Sub-Saharan Africa’s power deficit reduces economic growth by as much as 3 percent of GDP and impacts business and quality of life in almost every sub-region. Cameroon is investing in a range of power initiatives, including new hydro dams and private sector funded gas plants, to increase electricity supply.
By William Fonkeng, Associate Attorney at Centurion Law Group’s Douala office
It is easy to explain why Cameroon suffers so many debilitating power cuts. With a growing population using more power for air conditioning and mobile devices, the decrepit power network cannot keep up. This is a common problem in our region: According to the IEA, more than 620 million people in Sub-Saharan Africa live without reliable electricity supply.

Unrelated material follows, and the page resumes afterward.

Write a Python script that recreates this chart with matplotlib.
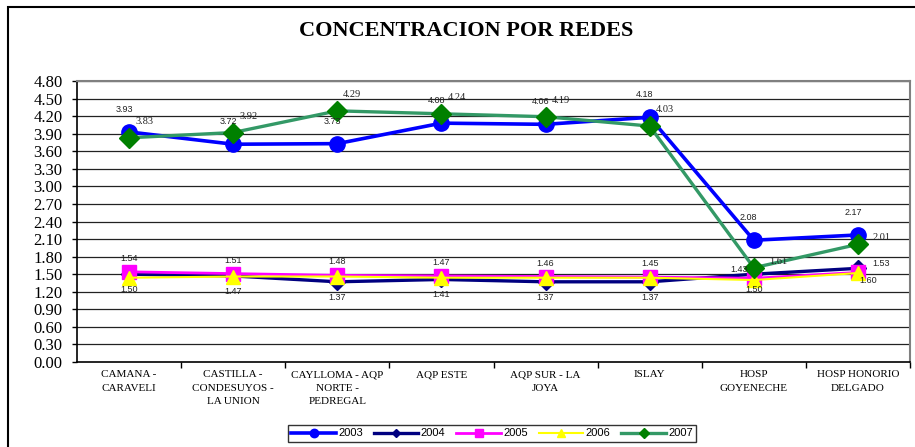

Our chief executive, NJ Ayuk, stated to Bloomberg Business that “Africa is moving in a direction of industrialization. People are beginning to see power as a right.” The Cameroonian government, like many others in the region, has understood the imperative to provide power and has put in place measures to increase the national power output to 3000 MW by 2020.
Cameroon has an estimated 12,000 MW of potential hydropower capacity, ranking it third in Africa behind the DRC and Ethiopia, but the country has a total installed capacity of 1,400 MW, of which 60 percent is supplied by dams. The national power company, Energy of Cameroon (ENEO), produces and markets electricity and is co-owned by the government and Actis, a UK private equity firm. Transmission and distribution of electricity are managed by the publicly owned Societé National de Transport d’Électricité (SONATREL). Electricity Development Corporation (EDC) is responsible for major investments in the sector.
INVESTMENT IN THE POWER SECTOR
Infrastructure is a cornerstone of the government’s development plan, and energy is rightly seen as a crucial component. This vision is laid down in the white paper Document de Stratégies pour la Croissance et l’Emploi (DSCE) published in 2010. One of the main objectives of this 2020 vision is to develop solid infrastructure that will sustain economic growth of 5.5 percent annually from 2010 to 2020. The cost of this ten-year program amounts to nearly 5.85 billion francs CFA for generation and transmission projects and 663 billion francs CFA for rural electrification.
To meet its aims, the government is pursuing private investment, shorter term solutions and natural gas-fuelled generation projects. Green Energy Norway Cameroun (Grenor S.A.) announced in 2015 that it will be investing over $186 million into Cameroon’s energy to build a 300 MW natural gas plant. The plant which has received funding mainly from the private sector, is expected to reach completion within six months. Also in 2015, global power service provider Altaaqa Global installed and commissioned two temporary natural gas power plants in Logbaba and Ndokoti (Bassa) in just 21 days. The power plants have a joint capacity of 50 MW.
Natural gas is likely to continue to have a big role in Cameroon’s power sector growth. The government is keen to use this domestically produced resource, which has the added advantage of not being affected by seasonal water level changes. At the same time, the government continues to invest in large hydro projects, which offer long term large scale capacity. The Lom Pangar regulating dam, under construction now, will cost $430 million and will increase the capacity of two other dams by 130 MW and provide 30 MW of power to rural areas. This regulating dam is the most important of Cameroon’s hydro projects, as it could unlock access to a large amount of capacity on other parts of the Sanaga river.
Lom Pangar, among Cameroon’s various energy initiatives, has attracted the most attention internationally. A delegation of experts from the Regional Rusumo Falls Hydroelectric Project in Rwanda visited Cameroon in February 2015 to examine the project. Rusomo Falls will generate around 80 MW of power to be shared between Rwanda, Burundi and Tanzania. The visitors were able to review best practices and capacity building initiatives being used at Lom Pangar. A delegation from Benin also visited the site in 2014.
As well as building new facilities of its own and bringing in new partners, Cameroon would benefit from pooling its power resources with its neighbours – as Rwanda, Tanzania and Burundi are doing at Rusomo Falls. A framework for this, the Central Africa Power Pool (CAPP) was established in 2003, and Cameroon’s neighbour to the south, Equatorial Guinea, has already set up interconnection points.
Cameroon’s power crisis has developed over decades of mismanagement and lack of investment in crucial infrastructure, so the situation will not be resolved quickly, particularly as demand continues to grow. However, the government is implementing some intelligent solutions aimed at filling the short term deficit and creating the long term conditions for a healthy power sector. Private partnerships, cross-border cooperation and commitment to investment in both gas and hydro will be key to this success.